**The exercise:** Transcribe the material word for word, but without the images.

**Extracted entries:**
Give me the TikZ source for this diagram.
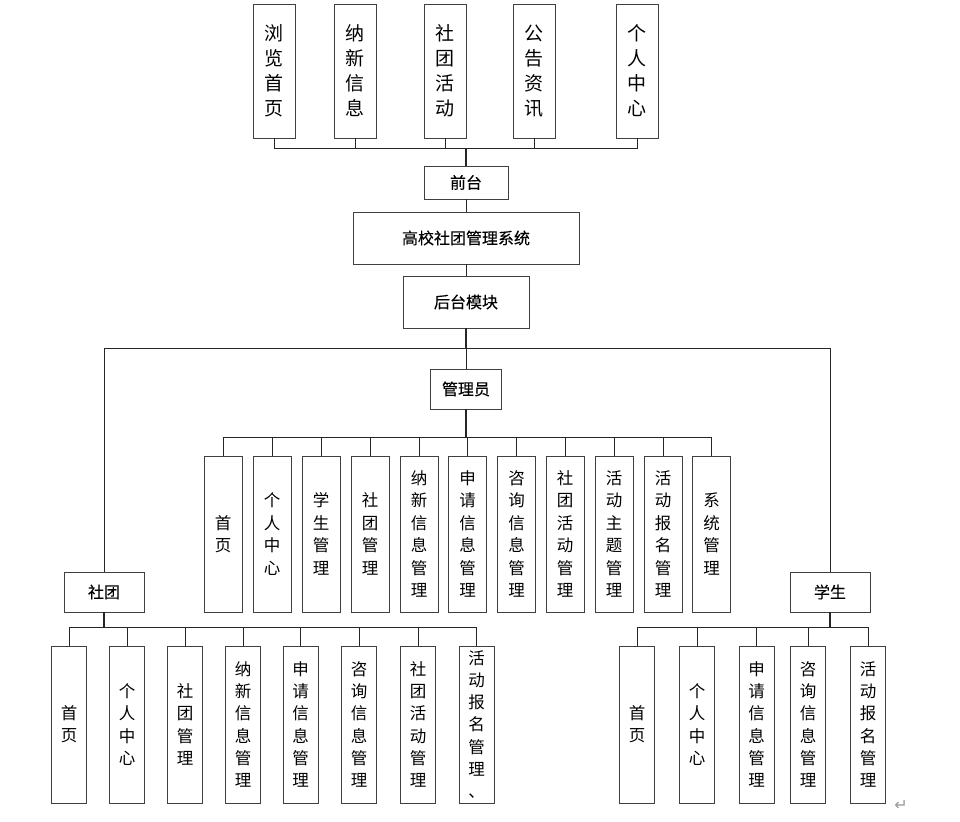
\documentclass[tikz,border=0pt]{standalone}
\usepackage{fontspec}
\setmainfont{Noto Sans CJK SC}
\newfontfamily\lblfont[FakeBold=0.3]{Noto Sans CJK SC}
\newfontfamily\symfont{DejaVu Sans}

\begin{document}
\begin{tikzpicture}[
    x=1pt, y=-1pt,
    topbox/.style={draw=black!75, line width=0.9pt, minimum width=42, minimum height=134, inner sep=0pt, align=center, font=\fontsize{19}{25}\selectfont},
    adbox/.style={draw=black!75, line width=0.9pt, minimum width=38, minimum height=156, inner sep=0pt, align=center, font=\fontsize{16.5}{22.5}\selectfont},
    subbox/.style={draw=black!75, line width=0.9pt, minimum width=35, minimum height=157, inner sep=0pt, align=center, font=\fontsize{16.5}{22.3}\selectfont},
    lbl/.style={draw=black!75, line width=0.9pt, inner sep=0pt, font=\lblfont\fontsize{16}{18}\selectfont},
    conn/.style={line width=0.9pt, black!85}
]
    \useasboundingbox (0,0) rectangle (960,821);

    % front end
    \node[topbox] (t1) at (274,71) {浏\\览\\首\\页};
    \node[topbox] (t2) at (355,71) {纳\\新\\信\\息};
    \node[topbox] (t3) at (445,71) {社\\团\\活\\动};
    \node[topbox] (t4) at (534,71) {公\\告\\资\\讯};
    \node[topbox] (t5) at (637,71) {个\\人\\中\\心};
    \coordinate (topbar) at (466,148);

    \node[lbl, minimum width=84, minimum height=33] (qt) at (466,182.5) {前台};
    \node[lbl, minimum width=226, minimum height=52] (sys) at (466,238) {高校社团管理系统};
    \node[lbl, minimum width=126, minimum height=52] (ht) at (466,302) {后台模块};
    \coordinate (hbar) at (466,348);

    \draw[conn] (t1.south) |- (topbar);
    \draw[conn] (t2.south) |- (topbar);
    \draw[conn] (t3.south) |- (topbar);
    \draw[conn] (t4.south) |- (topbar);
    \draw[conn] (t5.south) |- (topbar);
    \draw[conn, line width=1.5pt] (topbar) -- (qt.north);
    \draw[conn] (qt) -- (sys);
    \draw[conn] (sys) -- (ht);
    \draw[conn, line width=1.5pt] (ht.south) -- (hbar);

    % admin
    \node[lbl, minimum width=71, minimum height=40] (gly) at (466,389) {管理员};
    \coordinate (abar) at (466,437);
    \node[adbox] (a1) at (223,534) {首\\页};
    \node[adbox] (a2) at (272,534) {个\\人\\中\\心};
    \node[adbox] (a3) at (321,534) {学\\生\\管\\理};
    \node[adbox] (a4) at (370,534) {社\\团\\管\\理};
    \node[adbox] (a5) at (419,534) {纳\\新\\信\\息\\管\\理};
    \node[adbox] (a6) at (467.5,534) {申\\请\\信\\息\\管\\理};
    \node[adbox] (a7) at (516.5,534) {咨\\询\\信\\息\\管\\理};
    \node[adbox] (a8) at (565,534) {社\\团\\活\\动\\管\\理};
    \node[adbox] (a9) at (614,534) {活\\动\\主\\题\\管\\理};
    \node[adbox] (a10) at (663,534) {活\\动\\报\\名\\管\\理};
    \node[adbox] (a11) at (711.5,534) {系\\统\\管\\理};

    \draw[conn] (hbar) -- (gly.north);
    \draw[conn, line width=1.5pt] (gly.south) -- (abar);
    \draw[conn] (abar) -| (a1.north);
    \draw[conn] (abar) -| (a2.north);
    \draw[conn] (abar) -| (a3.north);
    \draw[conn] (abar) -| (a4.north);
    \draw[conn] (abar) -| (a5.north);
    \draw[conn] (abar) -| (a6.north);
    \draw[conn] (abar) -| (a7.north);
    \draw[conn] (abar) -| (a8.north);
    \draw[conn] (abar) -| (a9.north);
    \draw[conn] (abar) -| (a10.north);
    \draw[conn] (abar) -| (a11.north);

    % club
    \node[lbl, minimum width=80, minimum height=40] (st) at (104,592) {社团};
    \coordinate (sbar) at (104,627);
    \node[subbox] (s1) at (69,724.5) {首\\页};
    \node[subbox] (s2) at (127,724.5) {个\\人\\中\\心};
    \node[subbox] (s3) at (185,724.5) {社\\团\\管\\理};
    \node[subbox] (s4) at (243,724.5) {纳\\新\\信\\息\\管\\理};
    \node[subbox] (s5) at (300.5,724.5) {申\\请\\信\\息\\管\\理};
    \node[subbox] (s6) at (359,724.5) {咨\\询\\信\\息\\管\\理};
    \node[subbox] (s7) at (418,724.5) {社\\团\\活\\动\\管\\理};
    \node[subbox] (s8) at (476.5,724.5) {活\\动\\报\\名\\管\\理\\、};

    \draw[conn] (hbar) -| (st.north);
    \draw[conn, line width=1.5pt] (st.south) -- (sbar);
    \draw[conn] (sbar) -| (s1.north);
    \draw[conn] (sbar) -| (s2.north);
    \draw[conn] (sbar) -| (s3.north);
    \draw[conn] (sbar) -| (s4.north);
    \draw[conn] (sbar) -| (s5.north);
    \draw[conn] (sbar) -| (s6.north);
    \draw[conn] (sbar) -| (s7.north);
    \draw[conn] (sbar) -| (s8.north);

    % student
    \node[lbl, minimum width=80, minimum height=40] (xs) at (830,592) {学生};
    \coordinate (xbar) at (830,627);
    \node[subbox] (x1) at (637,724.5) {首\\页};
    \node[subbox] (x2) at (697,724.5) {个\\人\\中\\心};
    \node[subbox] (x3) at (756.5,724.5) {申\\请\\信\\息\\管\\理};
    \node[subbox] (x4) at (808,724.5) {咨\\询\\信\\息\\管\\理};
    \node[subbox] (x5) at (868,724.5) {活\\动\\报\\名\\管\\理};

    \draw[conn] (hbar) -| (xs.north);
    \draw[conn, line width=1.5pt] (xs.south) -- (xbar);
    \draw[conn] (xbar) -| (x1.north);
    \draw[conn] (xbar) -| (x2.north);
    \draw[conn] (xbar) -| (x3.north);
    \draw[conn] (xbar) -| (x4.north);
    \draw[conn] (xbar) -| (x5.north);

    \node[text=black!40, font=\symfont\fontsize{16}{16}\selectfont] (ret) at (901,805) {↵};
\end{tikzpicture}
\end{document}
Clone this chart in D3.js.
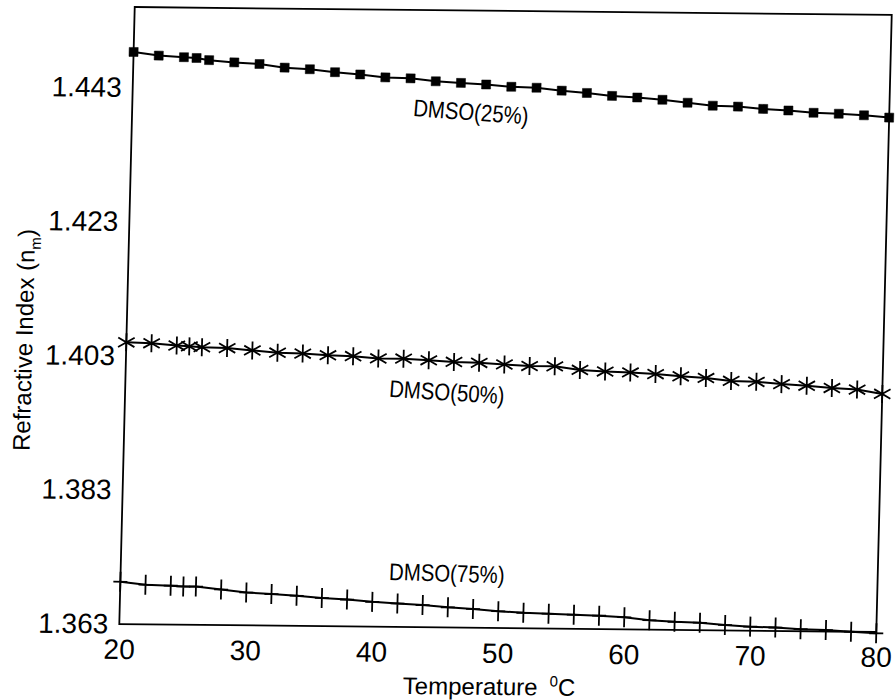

**Complete output:**
Give me the TikZ source for this diagram.
\documentclass[tikz,border=0pt]{standalone}
\usepackage{fontspec}
\setmainfont{Noto Sans CJK SC}
\newfontfamily\lblfont[FakeBold=0.3]{Noto Sans CJK SC}
\newfontfamily\symfont{DejaVu Sans}

\begin{document}
\begin{tikzpicture}[
    x=1pt, y=-1pt,
    topbox/.style={draw=black!75, line width=0.9pt, minimum width=42, minimum height=134, inner sep=0pt, align=center, font=\fontsize{19}{25}\selectfont},
    adbox/.style={draw=black!75, line width=0.9pt, minimum width=38, minimum height=156, inner sep=0pt, align=center, font=\fontsize{16.5}{22.5}\selectfont},
    subbox/.style={draw=black!75, line width=0.9pt, minimum width=35, minimum height=157, inner sep=0pt, align=center, font=\fontsize{16.5}{22.3}\selectfont},
    lbl/.style={draw=black!75, line width=0.9pt, inner sep=0pt, font=\lblfont\fontsize{16}{18}\selectfont},
    conn/.style={line width=0.9pt, black!85}
]
    \useasboundingbox (0,0) rectangle (960,821);

    % front end
    \node[topbox] (t1) at (274,71) {浏\\览\\首\\页};
    \node[topbox] (t2) at (355,71) {纳\\新\\信\\息};
    \node[topbox] (t3) at (445,71) {社\\团\\活\\动};
    \node[topbox] (t4) at (534,71) {公\\告\\资\\讯};
    \node[topbox] (t5) at (637,71) {个\\人\\中\\心};
    \coordinate (topbar) at (466,148);

    \node[lbl, minimum width=84, minimum height=33] (qt) at (466,182.5) {前台};
    \node[lbl, minimum width=226, minimum height=52] (sys) at (466,238) {高校社团管理系统};
    \node[lbl, minimum width=126, minimum height=52] (ht) at (466,302) {后台模块};
    \coordinate (hbar) at (466,348);

    \draw[conn] (t1.south) |- (topbar);
    \draw[conn] (t2.south) |- (topbar);
    \draw[conn] (t3.south) |- (topbar);
    \draw[conn] (t4.south) |- (topbar);
    \draw[conn] (t5.south) |- (topbar);
    \draw[conn, line width=1.5pt] (topbar) -- (qt.north);
    \draw[conn] (qt) -- (sys);
    \draw[conn] (sys) -- (ht);
    \draw[conn, line width=1.5pt] (ht.south) -- (hbar);

    % admin
    \node[lbl, minimum width=71, minimum height=40] (gly) at (466,389) {管理员};
    \coordinate (abar) at (466,437);
    \node[adbox] (a1) at (223,534) {首\\页};
    \node[adbox] (a2) at (272,534) {个\\人\\中\\心};
    \node[adbox] (a3) at (321,534) {学\\生\\管\\理};
    \node[adbox] (a4) at (370,534) {社\\团\\管\\理};
    \node[adbox] (a5) at (419,534) {纳\\新\\信\\息\\管\\理};
    \node[adbox] (a6) at (467.5,534) {申\\请\\信\\息\\管\\理};
    \node[adbox] (a7) at (516.5,534) {咨\\询\\信\\息\\管\\理};
    \node[adbox] (a8) at (565,534) {社\\团\\活\\动\\管\\理};
    \node[adbox] (a9) at (614,534) {活\\动\\主\\题\\管\\理};
    \node[adbox] (a10) at (663,534) {活\\动\\报\\名\\管\\理};
    \node[adbox] (a11) at (711.5,534) {系\\统\\管\\理};

    \draw[conn] (hbar) -- (gly.north);
    \draw[conn, line width=1.5pt] (gly.south) -- (abar);
    \draw[conn] (abar) -| (a1.north);
    \draw[conn] (abar) -| (a2.north);
    \draw[conn] (abar) -| (a3.north);
    \draw[conn] (abar) -| (a4.north);
    \draw[conn] (abar) -| (a5.north);
    \draw[conn] (abar) -| (a6.north);
    \draw[conn] (abar) -| (a7.north);
    \draw[conn] (abar) -| (a8.north);
    \draw[conn] (abar) -| (a9.north);
    \draw[conn] (abar) -| (a10.north);
    \draw[conn] (abar) -| (a11.north);

    % club
    \node[lbl, minimum width=80, minimum height=40] (st) at (104,592) {社团};
    \coordinate (sbar) at (104,627);
    \node[subbox] (s1) at (69,724.5) {首\\页};
    \node[subbox] (s2) at (127,724.5) {个\\人\\中\\心};
    \node[subbox] (s3) at (185,724.5) {社\\团\\管\\理};
    \node[subbox] (s4) at (243,724.5) {纳\\新\\信\\息\\管\\理};
    \node[subbox] (s5) at (300.5,724.5) {申\\请\\信\\息\\管\\理};
    \node[subbox] (s6) at (359,724.5) {咨\\询\\信\\息\\管\\理};
    \node[subbox] (s7) at (418,724.5) {社\\团\\活\\动\\管\\理};
    \node[subbox] (s8) at (476.5,724.5) {活\\动\\报\\名\\管\\理\\、};

    \draw[conn] (hbar) -| (st.north);
    \draw[conn, line width=1.5pt] (st.south) -- (sbar);
    \draw[conn] (sbar) -| (s1.north);
    \draw[conn] (sbar) -| (s2.north);
    \draw[conn] (sbar) -| (s3.north);
    \draw[conn] (sbar) -| (s4.north);
    \draw[conn] (sbar) -| (s5.north);
    \draw[conn] (sbar) -| (s6.north);
    \draw[conn] (sbar) -| (s7.north);
    \draw[conn] (sbar) -| (s8.north);

    % student
    \node[lbl, minimum width=80, minimum height=40] (xs) at (830,592) {学生};
    \coordinate (xbar) at (830,627);
    \node[subbox] (x1) at (637,724.5) {首\\页};
    \node[subbox] (x2) at (697,724.5) {个\\人\\中\\心};
    \node[subbox] (x3) at (756.5,724.5) {申\\请\\信\\息\\管\\理};
    \node[subbox] (x4) at (808,724.5) {咨\\询\\信\\息\\管\\理};
    \node[subbox] (x5) at (868,724.5) {活\\动\\报\\名\\管\\理};

    \draw[conn] (hbar) -| (xs.north);
    \draw[conn, line width=1.5pt] (xs.south) -- (xbar);
    \draw[conn] (xbar) -| (x1.north);
    \draw[conn] (xbar) -| (x2.north);
    \draw[conn] (xbar) -| (x3.north);
    \draw[conn] (xbar) -| (x4.north);
    \draw[conn] (xbar) -| (x5.north);

    \node[text=black!40, font=\symfont\fontsize{16}{16}\selectfont] (ret) at (901,805) {↵};
\end{tikzpicture}
\end{document}
Clone this chart in D3.js.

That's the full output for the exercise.